Wonderful, wonderful things about Thailand:

- Menu translations: most restaurant menus and food items have English translations, but the accuracy of these 'translations' is questionable, so 'Fried Prawns' becomes 'Fied Pawn' etc. My friend Grace and are still trying to figured out what we'd get if we ordered 'fend fied.' One option at the local minimart: Thin Wafers with Nature Identical Raspberry Flavoured Cream. Doesn't that sound appealing?

- The friendliness: You know the awkward smile that you do to strangers you don't know? I swear it's a staple here, but somehow Thai people don't make it awkward, they just look cute and chipper when they do it. Of course, the friendliness CAN be taken a little far - my friend Stacey is doing a story on a massage parlor run by blind people, and found out today (after a little feeling up by one of the masseuses) that one of her blind subjects has a big crush on her (ok, this is actually kind of cute).

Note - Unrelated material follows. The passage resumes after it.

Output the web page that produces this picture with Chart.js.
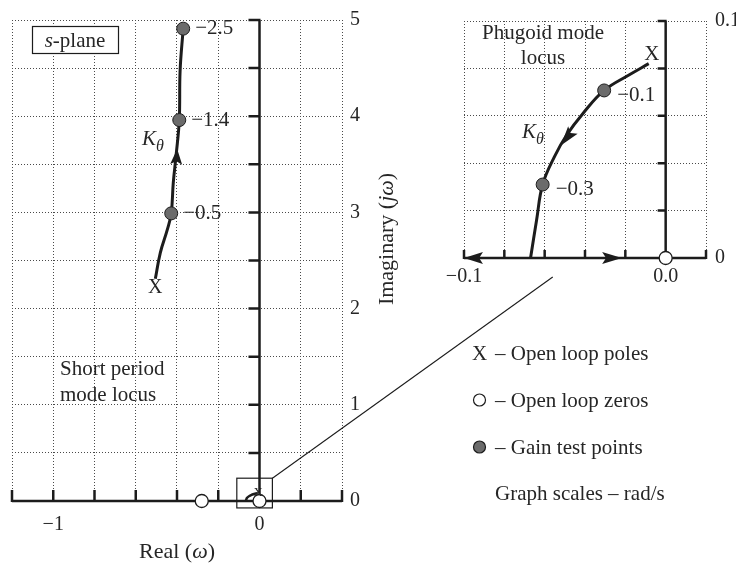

- The sunset (it has stopped raining!): When the sun goes down it feels like you are the white stick in the middle of a giant piece of blue and pink cotton candy - just pink and blue gauziness as far as the eye can see.

- The sun finally came out! It's beautiful: I swear, I haven't sweated this much since . . . ever.

- Soong taos (literally "two bench"): These are public taxis that you can pick up all across the main highway here, and they basically consist of pickup truck with two benches in the back, plus a roof. You see so much of Thailand, get to meet so many people, and the drivers are a trip. Plus, a ride to my assignment (about 45 minutes) costs 50 baht, or less than $1.50. NOTE HOWEVER, that apparently they are NOT the same as 'private taxis,' which, despite appearing exactly the same, are manned by drivers who will try to convince you to pay them about 60 times as much for the same distance. Then you will get into a small discussion (argument?) outside of your assignment despite the fact that neither you nor the driver speak the same language. Ok, enough of that. Take the soong tao (try it with me Mom: 'Song' like one that you sing; 'Tao' like saying 'owww I hurt myself' with a T in front).

- The fact that despite my lackluster Thai I can always tell when Thai people are talking about me because the conversations sounds like this blah blah blah ROOOP blah blah blah ameriKAH blah blah blah FALANG (or blah blah blah PICTURE blah blah blah AMERICAN blah blah blah FOREIGNER).

Tomorrow is (finally) a day when I won't be out collecting pictures or audio or video, I'll just be editing. I'm not sure I've ever learned so much in such a condensed period of time. Yesterday I completely changed my system for shooting; I'm also collected audio all the time (never done that before) and today I shot video for the first time (with a lot of glitches but thank god for my amazing coach Pailin). Things are really, really good though.

Thank you for posting comments. Keep on at it. At the top is a photo I took late last night while out on assignment. Oh also, I saw muay thai boxing, it was awesome.

XOXO, Julie

1 comment:

Eric Turkewitz said...

The mugginess will feel better after a week or two as you get acclimatized. You don't see the locals sweating up a storm, do you? But to get acclimatized you also have to use AC minimally, assuming that this is even available to you.

Ahhhh, the joys of the immediacy of the web. You'll never have to write up letters to send home to a bazillion people.